PROJECT SUMMARY
Extracellular vesicle (EV)-based therapies and vector-mediated gene therapies hold enormous promise as
disease therapeutics. Both comprise nanoscale particles 30nm to 300 nm in diameter that are produced in
complex and heterogeneous biological systems. To translate these materials into effective and commercially
viable products requires accurate measurements of the concentration and size of the particles of interest (e.g.,
virus or EVs), and of any impurities at all stages of research, development and production.
However, accurate tools for quantifying these basic parameters are not currently available. Most available
methods are incapable of accurate measurements in the relevant size range and in such complex media as
required for these applications. Other methods can take days (e.g., biological titer) and provide little or no
information about particle impurities. At best these techniques create a bottleneck by requiring cumbersome
and costly pre-measurement purification; at worst their measurements are misinterpreted—with important
implications for patient safety. A critical unmet need therefore exists for technology that delivers fast and
accurate size and concentration measurements of specific particles in complex biological mixtures.

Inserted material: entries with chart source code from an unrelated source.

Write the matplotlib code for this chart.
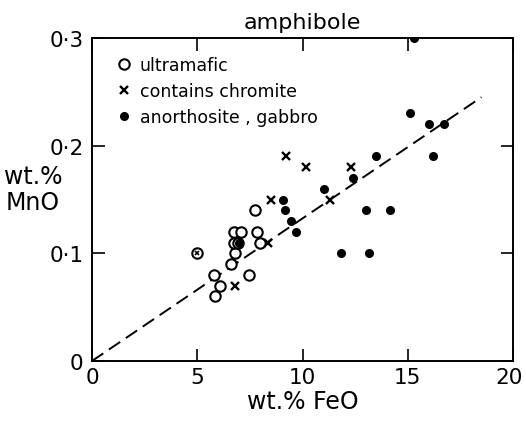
import matplotlib
matplotlib.use("Agg")
import matplotlib.pyplot as plt
import matplotlib.transforms as mtransforms
from matplotlib.lines import Line2D

# wt.% FeO / wt.% MnO
ultramafic_feo = [5.8, 5.85, 6.1, 6.6, 6.8, 6.75, 6.75, 7.1, 6.95, 7.45, 7.75, 7.85, 8.0]
ultramafic_mno = [0.08, 0.06, 0.07, 0.09, 0.10, 0.11, 0.12, 0.12, 0.11, 0.08, 0.14, 0.12, 0.11]

# sample plotted as a circle with a cross inside
mixed_feo = [5.0]
mixed_mno = [0.10]

chromite_feo = [6.8, 8.35, 8.5, 9.2, 10.15, 11.3, 12.3]
chromite_mno = [0.07, 0.11, 0.15, 0.19, 0.18, 0.15, 0.18]

gabbro_feo = [7.0, 9.05, 9.15, 9.45, 9.7, 11.0, 12.4, 11.85, 13.15, 13.0, 14.15,
              13.5, 15.1, 16.0, 16.7, 16.2, 15.3]
gabbro_mno = [0.11, 0.15, 0.14, 0.13, 0.12, 0.16, 0.17, 0.10, 0.10, 0.14, 0.14,
              0.19, 0.23, 0.22, 0.22, 0.19, 0.30]

trend_feo = [0.0, 18.5]
trend_mno = [0.0, 0.245]

x_ticks = [0, 5, 10, 15, 20]
y_ticks = [0, 0.1, 0.2, 0.3]
y_ticklabels = ["0", "0\u00b71", "0\u00b72", "0\u00b73"]

plt.rcParams["font.family"] = ["DejaVu Sans"]

fig = plt.figure(figsize=(5.26, 4.35), dpi=100)
ax = fig.add_axes([92 / 526, 1 - 362 / 435, 421 / 526, 323 / 435])

open_kw = dict(marker="o", mfc="white", mec="black", mew=1.5, ms=7.5, ls="none")
cross_kw = dict(marker="x", color="black", mew=1.7, ms=6, ls="none")
dot_kw = dict(marker="o", color="black", ms=5.5, ls="none")

ax.plot(trend_feo, trend_mno, color="black", lw=1.4, dashes=(7, 3.5), zorder=1)
ax.plot(ultramafic_feo, ultramafic_mno, zorder=2, **open_kw)
ax.plot(mixed_feo, mixed_mno, zorder=2, **open_kw)
ax.plot(mixed_feo, mixed_mno, marker="x", color="black", mew=1.2, ms=3, ls="none", zorder=3)
ax.plot(chromite_feo, chromite_mno, zorder=3, **cross_kw)
ax.plot(gabbro_feo, gabbro_mno, zorder=3, **dot_kw)

ax.set_xlim(0, 20)
ax.set_ylim(0, 0.3)
ax.set_xticks(x_ticks)
ax.set_yticks(y_ticks)
ax.set_yticklabels(y_ticklabels)
ax.tick_params(direction="in", length=9, width=1.2, top=True, right=True,
               labelsize=15.5)
ax.tick_params(axis="y", pad=6)
ax.tick_params(axis="x", pad=4)
for s in ax.spines.values():
    s.set_linewidth(1.4)

# keep the "20" label inside the canvas
last = ax.get_xticklabels()[-1]
last.set_transform(last.get_transform() + mtransforms.ScaledTranslation(-4 / 100, 0, fig.dpi_scale_trans))

handles = [Line2D([], [], **open_kw), Line2D([], [], **cross_kw), Line2D([], [], **dot_kw)]
ax.legend(handles, ["ultramafic", "contains chromite", "anorthosite , gabbro"],
          loc="upper left", bbox_to_anchor=(0.035, 0.975), frameon=False,
          fontsize=12.5, handlelength=0.8, handletextpad=0.5, labelspacing=0.45,
          borderaxespad=0.2)

ax.set_title("amphibole", fontsize=16, pad=7)
ax.set_xlabel("wt.% FeO", fontsize=17, labelpad=2)
fig.text(33 / 526, 1 - 190 / 435, "wt.%\nMnO", fontsize=17, ha="center", va="center",
         linespacing=1.15)

fig.savefig("out.png", dpi=100)
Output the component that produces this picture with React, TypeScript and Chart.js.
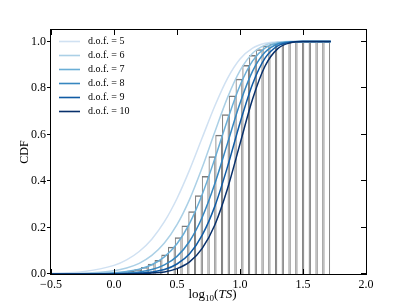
import React, { useEffect, useRef } from "react";
import { Chart, registerables } from "chart.js";
Chart.register(...registerables);

const FONT = "'Liberation Serif', 'Times New Roman', serif";

// x positions (log10 TS) at which the CDF curves are sampled
const curveX = [-0.5, -0.25, 0.0, 0.1, 0.2, 0.3, 0.4, 0.5, 0.6, 0.7, 0.8, 0.9, 1.0, 1.1, 1.2, 1.3, 1.4, 1.5, 1.72];
const dof5 = [0.003, 0.010, 0.037, 0.061, 0.097, 0.150, 0.225, 0.325, 0.448, 0.586, 0.723, 0.841, 0.925, 0.972, 0.993, 0.999, 1.0, 1.0, 1.0];
const dof6 = [0.001, 0.003, 0.014, 0.026, 0.046, 0.080, 0.133, 0.212, 0.321, 0.458, 0.611, 0.758, 0.875, 0.950, 0.985, 0.997, 1.0, 1.0, 1.0];
const dof7 = [0.0, 0.001, 0.005, 0.011, 0.021, 0.040, 0.074, 0.130, 0.218, 0.342, 0.496, 0.662, 0.811, 0.917, 0.973, 0.994, 0.999, 1.0, 1.0];
const dof8 = [0.0, 0.0, 0.002, 0.004, 0.009, 0.019, 0.039, 0.076, 0.141, 0.244, 0.388, 0.561, 0.735, 0.873, 0.955, 0.990, 0.999, 1.0, 1.0];
const dof9 = [0.0, 0.0, 0.001, 0.001, 0.004, 0.009, 0.019, 0.043, 0.087, 0.167, 0.291, 0.460, 0.650, 0.818, 0.930, 0.982, 0.997, 1.0, 1.0];
const dof10 = [0.0, 0.0, 0.0, 0.001, 0.001, 0.004, 0.009, 0.023, 0.052, 0.110, 0.211, 0.366, 0.560, 0.753, 0.896, 0.970, 0.995, 1.0, 1.0];
const dofSeries = [dof5, dof6, dof7, dof8, dof9, dof10];
const dofLabels = ["d.o.f. = 5", "d.o.f. = 6", "d.o.f. = 7", "d.o.f. = 8", "d.o.f. = 9", "d.o.f. = 10"];
const dofColors = ["#d0e1f2", "#abd0e6", "#6aaed6", "#3787c0", "#105ba4", "#08306b"];

// cumulative histogram: bin centres and heights
const histCenters = [0.0268, 0.0804, 0.1340, 0.1876, 0.2412, 0.2948, 0.3484, 0.4020, 0.4556, 0.5092, 0.5628, 0.6164, 0.6700, 0.7236, 0.7772, 0.8308, 0.8844, 0.9380, 0.9916, 1.0452, 1.0988, 1.1524, 1.2060, 1.2596, 1.3132, 1.3668, 1.4204, 1.4740, 1.5276, 1.5812, 1.6348, 1.6884];
const histHeights = [0.004, 0.008, 0.013, 0.020, 0.030, 0.044, 0.060, 0.084, 0.117, 0.158, 0.209, 0.270, 0.339, 0.422, 0.507, 0.599, 0.687, 0.768, 0.840, 0.899, 0.942, 0.967, 0.983, 0.993, 0.998, 1.0, 1.0, 1.0, 1.0, 1.0, 1.0, 1.0];

const xTicks = [-0.5, 0.0, 0.5, 1.0, 1.5, 2.0];
const yTicks = [0.0, 0.2, 0.4, 0.6, 0.8, 1.0];

const decorPlugin = {
  id: "decor",
  afterDraw(chart: any) {
    const { ctx, chartArea } = chart;
    const { left, right, top, bottom } = chartArea;
    const xs = chart.scales.x;
    const ys = chart.scales.y;
    ctx.save();
    // frame
    ctx.strokeStyle = "#000";
    ctx.lineWidth = 1;
    ctx.strokeRect(left - 0.5, top - 0.5, right - left + 1, bottom - top + 1);
    // ticks
    ctx.beginPath();
    xs.ticks.forEach((t: any) => {
      const px = Math.round(xs.getPixelForValue(t.value)) + 0.5;
      ctx.moveTo(px, bottom);
      ctx.lineTo(px, bottom - 5);
      ctx.moveTo(px, top);
      ctx.lineTo(px, top + 5);
    });
    ys.ticks.forEach((t: any) => {
      const py = Math.round(ys.getPixelForValue(t.value)) - 0.5;
      ctx.moveTo(left - 4, py);
      ctx.lineTo(left, py);
      ctx.moveTo(right, py);
      ctx.lineTo(right - 5, py);
    });
    ctx.stroke();

    // legend
    const lines = chart.data.datasets.filter((d: any) => d.type === "line");
    ctx.font = `10px ${FONT}`;
    ctx.textBaseline = "middle";
    ctx.textAlign = "left";
    lines.forEach((d: any, i: number) => {
      const y = top + 11.5 + 14 * i;
      ctx.strokeStyle = d.borderColor;
      ctx.lineWidth = 1.6;
      ctx.beginPath();
      ctx.moveTo(left + 8, y);
      ctx.lineTo(left + 29, y);
      ctx.stroke();
      ctx.fillStyle = "#000";
      ctx.fillText(d.label, left + 37, y);
    });

    // x axis title: log10(TS)
    const parts = [
      { t: "log", f: `13px ${FONT}`, dy: 0 },
      { t: "10", f: `9px ${FONT}`, dy: 3 },
      { t: "(", f: `13px ${FONT}`, dy: 0 },
      { t: "TS", f: `italic 13px ${FONT}`, dy: 0 },
      { t: ")", f: `13px ${FONT}`, dy: 0 },
    ];
    let total = 0;
    parts.forEach((p) => {
      ctx.font = p.f;
      total += ctx.measureText(p.t).width;
    });
    let cx = (left + right) / 2 + 4 - total / 2;
    const base = 298;
    ctx.textBaseline = "alphabetic";
    ctx.fillStyle = "#000";
    parts.forEach((p) => {
      ctx.font = p.f;
      ctx.fillText(p.t, cx, base + p.dy);
      cx += ctx.measureText(p.t).width;
    });
    ctx.restore();
  },
};

export default function App() {
  const ref = useRef<HTMLCanvasElement | null>(null);
  useEffect(() => {
    if (!ref.current) return;
    const datasets: any[] = [
      {
        type: "bar",
        label: "histogram",
        data: histCenters.map((c, i) => ({ x: c, y: histHeights[i] })),
        backgroundColor: "rgba(0,0,0,0)",
        borderColor: "#7a7a7a",
        borderWidth: { top: 1.5, left: 1, right: 1, bottom: 0 },
        borderSkipped: false,
        inflateAmount: 0,
        barPercentage: 1,
        categoryPercentage: 1,
        order: 10,
      },
    ];
    dofSeries.forEach((s, i) => {
      datasets.push({
        type: "line",
        label: dofLabels[i],
        data: curveX.map((x, j) => ({ x, y: s[j] })),
        borderColor: dofColors[i],
        borderWidth: 1.5,
        pointRadius: 0,
        fill: false,
        cubicInterpolationMode: "monotone",
        order: 6 - i,
      });
    });
    const chart = new Chart(ref.current, {
      type: "bar",
      data: { datasets },
      options: {
        animation: false,
        responsive: false,
        devicePixelRatio: 1,
        layout: { padding: { top: 30, right: 41, left: 0, bottom: 0 } },
        plugins: { legend: { display: false }, tooltip: { enabled: false } },
        scales: {
          x: {
            type: "linear",
            offset: false,
            min: -0.5,
            max: 2.0,
            afterBuildTicks: (s: any) => {
              s.ticks = xTicks.map((v) => ({ value: v }));
            },
            ticks: {
              callback: (v: any) => {
                const n = Number(v);
                const s = Math.abs(n).toFixed(1);
                return n < 0 ? "\u2212" + s : s;
              },
              font: { family: FONT, size: 12 },
              color: "#000",
              padding: 4,
              maxRotation: 0,
              autoSkip: false,
            },
            grid: { display: false, drawTicks: false },
            border: { display: false },
            afterFit: (s: any) => {
              s.height = 31;
            },
          },
          y: {
            type: "linear",
            min: 0,
            max: 1.05,
            afterBuildTicks: (s: any) => {
              s.ticks = yTicks.map((v) => ({ value: v }));
            },
            ticks: {
              callback: (v: any) => Number(v).toFixed(1),
              font: { family: FONT, size: 12 },
              color: "#000",
              padding: 5,
              autoSkip: false,
            },
            grid: { display: false, drawTicks: false },
            border: { display: false },
            title: {
              display: true,
              text: "CDF",
              font: { family: FONT, size: 12 },
              color: "#000",
              padding: { top: 18, bottom: 0 },
            },
            afterFit: (s: any) => {
              s.width = 51;
            },
          },
        },
      },
      plugins: [decorPlugin],
    } as any);
    return () => chart.destroy();
  }, []);
  return (
    <div style={{ position: "absolute", left: 0, top: 0, width: 407, height: 305, background: "#fff" }}>
      <canvas ref={ref} width={407} height={305} style={{ display: "block", width: 407, height: 305 }} />
    </div>
  );
}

Spectradyne has commercialized Microfluidic Resistive Pulse Sensing (MRPS), an electrical technique that is
uniquely suited to analyzing complex heterogeneous samples. MRPS is seeing rapid adoption in industry and
academia for quantification of EVs and virus. While MRPS accurately measures all particles in a complex
sample, it cannot currently distinguish the particles of interest from other similarly-sized particles in the sample.
Spectradyne will develop Fluor-MRPS, a powerful new technology that adds the specificity of single-particle
fluorescence measurements to the MRPS platform. This new technology will measure the size,
concentration, and phenotype of single particles in solution with unprecedented accuracy, and
dramatically reduce the time and cost of producing biologically derived materials such as virus- and EV-
based therapeutics.
To accomplish these goals, five specific aims will be met in Phase I and II of the project. In the Phase I Aims, a
prototype instrument will be produced that is capable of simultaneous MRPS and fluorescence analysis of single
particles. Sensitivity and throughput will be benchmarked. In the Phase II Aims, the prototype will be optimized
for small particle detection, thoroughly evaluated for specificity, sensitivity, and limit of detection, and deployed
for beta testing with end users in the real world.
Completion of this work will yield an easy-to-use bench top instrument capable of rapid and accurate size and
concentration measurements of both specifically labeled nanoparticle phenotypes and impurities in complex
biological media. Fluor-MRPS will deliver significant efficiencies and powerful new capabilities in the
development and production of gene therapy vectors and EV-based therapeutics.